En effet : jouer un titre du groupe Supertramp à la guitare peut être considéré comme personnel, mais si tu le reprends au piano et à fortiori au piano électrique (rien que le son est identifié au groupe et inversement), tu vas te rapprocher tellement de l’œuvre originale que tu seras accusé de copie et non d’interprétation (merci Roger Hodgson). On pourrait même se demander si jouer sur un piano Fender est autorisé.
Par contre, si tu fais et tu vends toi même ta suite d'accords Am / D / Bm7 / E7 avec un certain rythme (ou un rythme certain) sur lesquels on pourrait par hasard chanter un certain titre d'un duo français dont le prénom est Rita, et bien il sera extrêment difficile de crier au plagiat sur cette suite d'accords avec un style très différent. Tu peux écouter d'ailleurs ce que nous proposons dans ce registre particulier en visitant notre site BANDCAMP et cette version instrumentale ou tu pourrais chanter une chanson avec le mot "grenade" par exemple...

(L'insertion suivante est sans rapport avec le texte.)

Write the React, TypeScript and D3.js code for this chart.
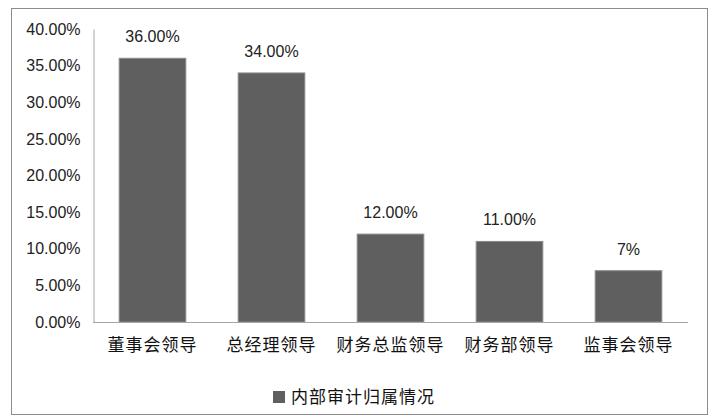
import { scaleBand, scaleLinear, select, axisLeft } from "d3";
import { useEffect, useRef } from "react";

const categories = ["董事会领导", "总经理领导", "财务总监领导", "财务部领导", "监事会领导"];
const values = [0.36, 0.34, 0.12, 0.11, 0.07];
const valueLabels = ["36.00%", "34.00%", "12.00%", "11.00%", "7%"];
const yTicks = [0, 0.05, 0.1, 0.15, 0.2, 0.25, 0.3, 0.35, 0.4];
const seriesName = "内部审计归属情况";

const W = 715;
const H = 419;
const margin = { left: 93, right: 27, top: 29, bottom: 97 };
const cjk = "'Noto Sans CJK SC', sans-serif";
const latin = "'Liberation Sans', Arial, sans-serif";

const App = () => {
  const svgRef = useRef(null);

  useEffect(() => {
    const svg = select(svgRef.current);
    svg.selectAll("*").remove();

    const x0 = margin.left;
    const x1 = W - margin.right;
    const y0 = H - margin.bottom;
    const y1 = margin.top;

    // scales
    const xScale = scaleBand().domain(categories).range([x0, x1]).paddingInner(0.44).paddingOuter(0.22);
    const yScale = scaleLinear().domain([0, 0.4]).range([y0, y1]);

    // outer frame
    svg.append("rect")
      .attr("x", 11.5).attr("y", 8.5)
      .attr("width", 696).attr("height", 406)
      .attr("fill", "#fff")
      .attr("stroke", "#8c8c8c")
      .attr("stroke-width", 1);

    // y axis
    const yAxis = svg.append("g")
      .attr("transform", `translate(${x0 + 0.5},0)`)
      .call(axisLeft(yScale).tickValues(yTicks).tickSize(0).tickPadding(13).tickFormat(d => (Number(d) * 100).toFixed(2) + "%"));
    yAxis.select(".domain").attr("stroke", "#a6a6a6");
    yAxis.selectAll("text")
      .attr("font-family", latin)
      .attr("font-size", 16)
      .attr("fill", "#222");

    // bars
    svg.selectAll("rect.bar")
      .data(values)
      .join("rect")
      .attr("class", "bar")
      .attr("x", (d, i) => xScale(categories[i])!)
      .attr("width", xScale.bandwidth())
      .attr("y", d => yScale(d))
      .attr("height", d => y0 - yScale(d))
      .attr("fill", "#5f5f5f")
      .attr("stroke", "#8a8a8a")
      .attr("stroke-width", 1);

    // x axis line
    svg.append("line")
      .attr("x1", x0).attr("x2", x1)
      .attr("y1", y0 + 0.5).attr("y2", y0 + 0.5)
      .attr("stroke", "#a6a6a6");

    // value labels
    svg.selectAll("text.val")
      .data(values)
      .join("text")
      .attr("class", "val")
      .attr("x", (d, i) => xScale(categories[i])! + xScale.bandwidth() / 2)
      .attr("y", d => yScale(d) - 16)
      .attr("text-anchor", "middle")
      .attr("font-family", latin)
      .attr("font-size", 16)
      .attr("fill", "#222")
      .text((d, i) => valueLabels[i]);

    // category labels
    svg.selectAll("text.cat")
      .data(categories)
      .join("text")
      .attr("class", "cat")
      .attr("x", d => xScale(d)! + xScale.bandwidth() / 2)
      .attr("y", y0 + 29)
      .attr("text-anchor", "middle")
      .attr("font-family", cjk)
      .attr("font-size", 17)
      .attr("letter-spacing", 1)
      .attr("fill", "#111")
      .text(d => d);

    // legend
    svg.append("rect")
      .attr("x", 273).attr("y", 391)
      .attr("width", 12).attr("height", 12)
      .attr("fill", "#5f5f5f");
    svg.append("text")
      .attr("x", 291).attr("y", 403)
      .attr("font-family", cjk)
      .attr("font-size", 17)
      .attr("letter-spacing", 1)
      .attr("fill", "#111")
      .text(seriesName);
  }, []);

  return <svg ref={svgRef} width={W} height={H} style={{ position: "absolute", left: 0, top: 0 }} />;
};

export default App;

2/ Les paroles : attention danger !!!
Il ne peut exister d’interprétation des paroles : un mot est un mot, un texte est un texte. Il s'agit donc une copie systématique, donc demande d'autorisation préalable, donc la galère, donc bye bye les karaokés faciles à partir de séquences MIDI ou des covers où les paroles apparaissent clairement à l’écran.
SI tu n’as aucune autorisation du parolier ou de son représentant, Youtube ferme ta chaîne, que la monétisation soit activée ou non, ta page est supprimée, ton site fermé.
Restent les textes du domaine public… La Marseillaise ?
Mieux encore : écrire.
3/ L’interprétation
L’interprète, qu’il chante ou joue le morceau, donne vie et une existence publique à l’oeuvre musicale. Utiliser l’interprète original est impossible, ou cela s’appelle de la diffusion d’une oeuvre complète sans autorisation. Clairement ? Du piratage.
Mieux vaut passer son temps à composer.